PROVIDED RECORDS ::
□ □ □ □ □
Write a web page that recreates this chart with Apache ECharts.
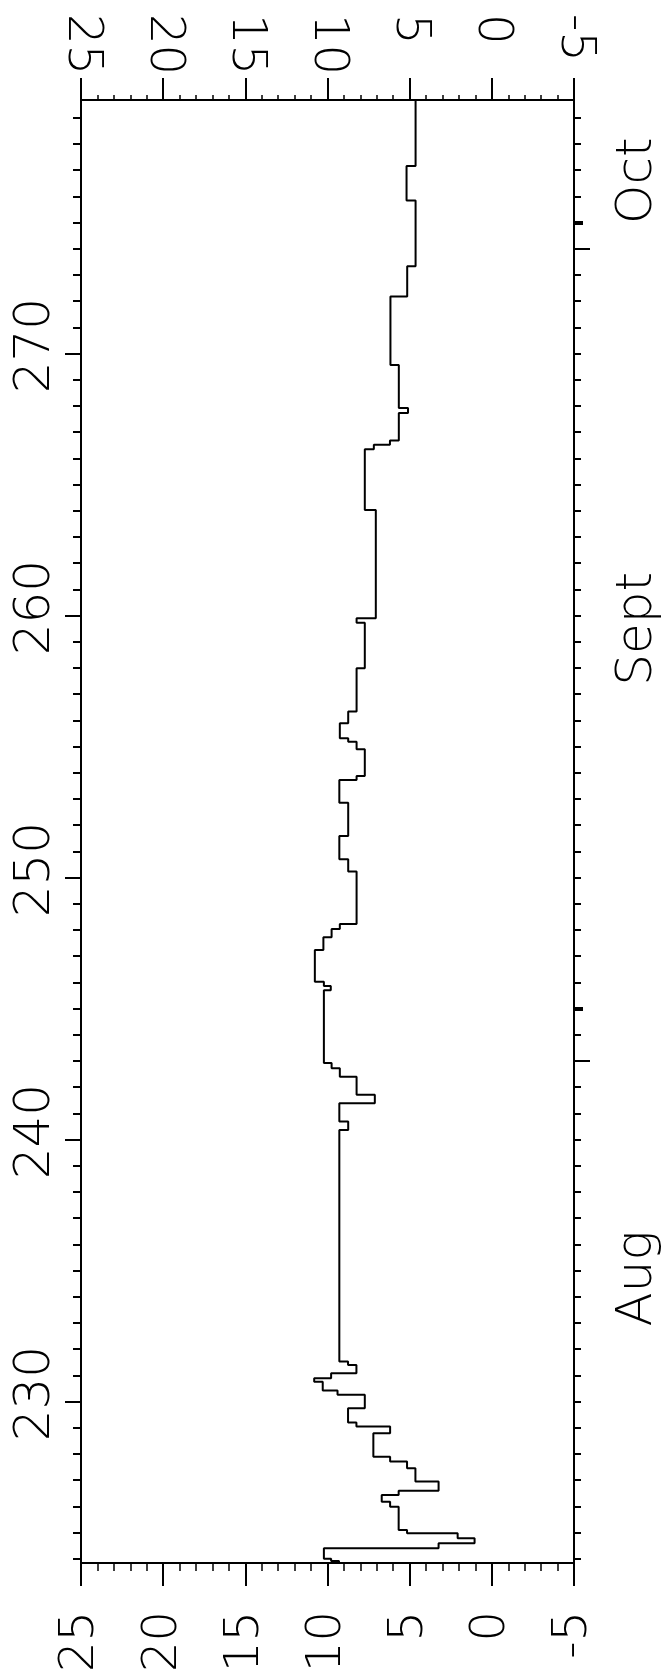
□ □ □ □ □
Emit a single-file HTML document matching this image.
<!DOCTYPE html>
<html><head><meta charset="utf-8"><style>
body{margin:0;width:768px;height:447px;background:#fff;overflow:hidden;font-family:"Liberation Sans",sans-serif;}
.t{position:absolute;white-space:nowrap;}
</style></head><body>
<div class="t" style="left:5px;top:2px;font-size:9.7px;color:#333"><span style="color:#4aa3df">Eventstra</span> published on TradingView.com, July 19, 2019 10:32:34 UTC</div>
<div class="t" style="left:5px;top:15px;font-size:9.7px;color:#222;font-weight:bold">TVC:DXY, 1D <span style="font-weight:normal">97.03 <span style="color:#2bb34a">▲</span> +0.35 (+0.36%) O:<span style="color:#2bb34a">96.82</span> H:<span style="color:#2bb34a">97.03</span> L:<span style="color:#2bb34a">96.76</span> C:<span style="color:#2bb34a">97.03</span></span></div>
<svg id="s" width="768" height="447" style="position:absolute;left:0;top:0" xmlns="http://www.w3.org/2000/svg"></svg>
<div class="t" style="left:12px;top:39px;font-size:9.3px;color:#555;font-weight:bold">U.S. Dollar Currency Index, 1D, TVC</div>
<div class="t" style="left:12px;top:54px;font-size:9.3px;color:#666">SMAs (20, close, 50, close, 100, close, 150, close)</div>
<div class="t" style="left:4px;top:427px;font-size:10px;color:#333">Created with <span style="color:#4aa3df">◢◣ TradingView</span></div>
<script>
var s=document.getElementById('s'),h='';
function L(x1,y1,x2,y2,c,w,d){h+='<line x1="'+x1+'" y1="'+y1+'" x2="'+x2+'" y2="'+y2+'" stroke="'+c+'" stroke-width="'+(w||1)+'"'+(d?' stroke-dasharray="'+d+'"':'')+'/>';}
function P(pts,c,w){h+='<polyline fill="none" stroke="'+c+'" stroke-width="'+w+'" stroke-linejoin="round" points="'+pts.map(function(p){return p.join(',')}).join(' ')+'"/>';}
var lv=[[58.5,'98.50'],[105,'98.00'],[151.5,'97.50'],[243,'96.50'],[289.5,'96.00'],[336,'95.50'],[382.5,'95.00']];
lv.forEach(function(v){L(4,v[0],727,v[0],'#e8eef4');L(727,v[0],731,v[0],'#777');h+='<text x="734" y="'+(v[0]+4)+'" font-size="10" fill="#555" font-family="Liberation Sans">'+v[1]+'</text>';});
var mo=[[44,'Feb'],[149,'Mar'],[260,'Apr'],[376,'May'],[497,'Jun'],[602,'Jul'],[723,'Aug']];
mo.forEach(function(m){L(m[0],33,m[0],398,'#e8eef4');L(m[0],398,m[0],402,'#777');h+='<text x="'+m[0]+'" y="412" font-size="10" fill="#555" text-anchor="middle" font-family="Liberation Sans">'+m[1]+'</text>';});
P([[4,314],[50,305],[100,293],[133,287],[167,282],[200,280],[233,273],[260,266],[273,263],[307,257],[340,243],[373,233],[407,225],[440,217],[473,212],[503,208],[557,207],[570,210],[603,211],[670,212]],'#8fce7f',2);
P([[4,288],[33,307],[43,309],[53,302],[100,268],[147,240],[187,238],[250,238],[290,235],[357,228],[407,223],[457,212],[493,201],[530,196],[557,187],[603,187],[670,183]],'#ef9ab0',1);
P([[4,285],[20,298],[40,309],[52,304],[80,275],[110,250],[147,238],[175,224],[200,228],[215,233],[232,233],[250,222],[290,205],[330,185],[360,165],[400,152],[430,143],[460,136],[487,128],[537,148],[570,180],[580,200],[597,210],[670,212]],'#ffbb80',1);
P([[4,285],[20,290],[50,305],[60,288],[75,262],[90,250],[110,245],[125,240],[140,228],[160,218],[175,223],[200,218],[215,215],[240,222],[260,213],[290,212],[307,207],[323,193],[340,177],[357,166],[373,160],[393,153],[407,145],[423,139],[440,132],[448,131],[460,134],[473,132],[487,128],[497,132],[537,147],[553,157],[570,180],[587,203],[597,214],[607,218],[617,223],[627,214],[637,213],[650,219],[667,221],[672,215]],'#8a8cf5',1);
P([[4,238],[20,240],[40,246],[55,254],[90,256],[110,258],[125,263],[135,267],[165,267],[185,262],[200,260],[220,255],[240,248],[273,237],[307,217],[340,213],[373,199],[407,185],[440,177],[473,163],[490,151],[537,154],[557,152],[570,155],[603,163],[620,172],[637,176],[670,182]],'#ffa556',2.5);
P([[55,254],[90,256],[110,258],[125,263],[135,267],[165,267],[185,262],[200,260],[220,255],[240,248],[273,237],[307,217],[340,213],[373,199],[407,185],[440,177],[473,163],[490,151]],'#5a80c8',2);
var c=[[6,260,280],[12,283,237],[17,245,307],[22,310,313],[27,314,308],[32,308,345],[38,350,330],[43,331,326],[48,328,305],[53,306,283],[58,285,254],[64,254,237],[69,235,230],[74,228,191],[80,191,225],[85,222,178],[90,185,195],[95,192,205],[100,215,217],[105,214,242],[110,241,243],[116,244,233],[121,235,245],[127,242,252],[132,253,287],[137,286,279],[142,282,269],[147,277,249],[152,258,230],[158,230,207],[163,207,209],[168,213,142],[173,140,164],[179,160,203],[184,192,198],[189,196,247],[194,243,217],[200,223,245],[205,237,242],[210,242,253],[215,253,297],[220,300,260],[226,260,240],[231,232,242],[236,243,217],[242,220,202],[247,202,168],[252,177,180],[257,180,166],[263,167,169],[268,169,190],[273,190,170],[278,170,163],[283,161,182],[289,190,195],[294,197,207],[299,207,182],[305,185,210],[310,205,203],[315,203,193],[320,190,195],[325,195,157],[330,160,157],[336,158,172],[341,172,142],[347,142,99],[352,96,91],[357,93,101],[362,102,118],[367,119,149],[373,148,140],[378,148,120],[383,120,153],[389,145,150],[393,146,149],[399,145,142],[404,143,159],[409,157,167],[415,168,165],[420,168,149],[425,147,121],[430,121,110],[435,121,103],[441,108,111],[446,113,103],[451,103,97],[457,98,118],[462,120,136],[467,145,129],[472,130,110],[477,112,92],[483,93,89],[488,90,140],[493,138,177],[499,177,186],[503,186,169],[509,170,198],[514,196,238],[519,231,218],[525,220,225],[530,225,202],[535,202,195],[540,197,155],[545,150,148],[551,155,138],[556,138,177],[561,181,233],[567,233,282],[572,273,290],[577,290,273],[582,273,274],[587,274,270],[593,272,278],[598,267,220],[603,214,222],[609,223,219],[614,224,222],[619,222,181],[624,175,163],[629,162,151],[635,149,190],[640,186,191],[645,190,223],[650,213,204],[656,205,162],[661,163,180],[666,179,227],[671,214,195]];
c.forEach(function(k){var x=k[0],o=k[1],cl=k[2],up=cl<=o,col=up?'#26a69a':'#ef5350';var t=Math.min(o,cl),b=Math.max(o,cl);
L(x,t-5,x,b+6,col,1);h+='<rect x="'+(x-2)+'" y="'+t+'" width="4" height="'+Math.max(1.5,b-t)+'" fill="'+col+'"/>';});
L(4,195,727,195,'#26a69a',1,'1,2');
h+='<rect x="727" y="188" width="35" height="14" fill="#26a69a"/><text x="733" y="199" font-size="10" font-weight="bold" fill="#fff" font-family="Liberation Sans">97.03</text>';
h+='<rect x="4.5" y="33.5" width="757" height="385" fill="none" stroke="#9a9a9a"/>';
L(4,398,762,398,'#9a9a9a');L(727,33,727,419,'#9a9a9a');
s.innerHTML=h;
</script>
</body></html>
□ □ □ □ □
WHAT TO WORK ON :: Read through the data and copy every line where "this" shows up.

FINISHED ANSWER ::
Write a web page that recreates this chart with Apache ECharts.
Emit a single-file HTML document matching this image.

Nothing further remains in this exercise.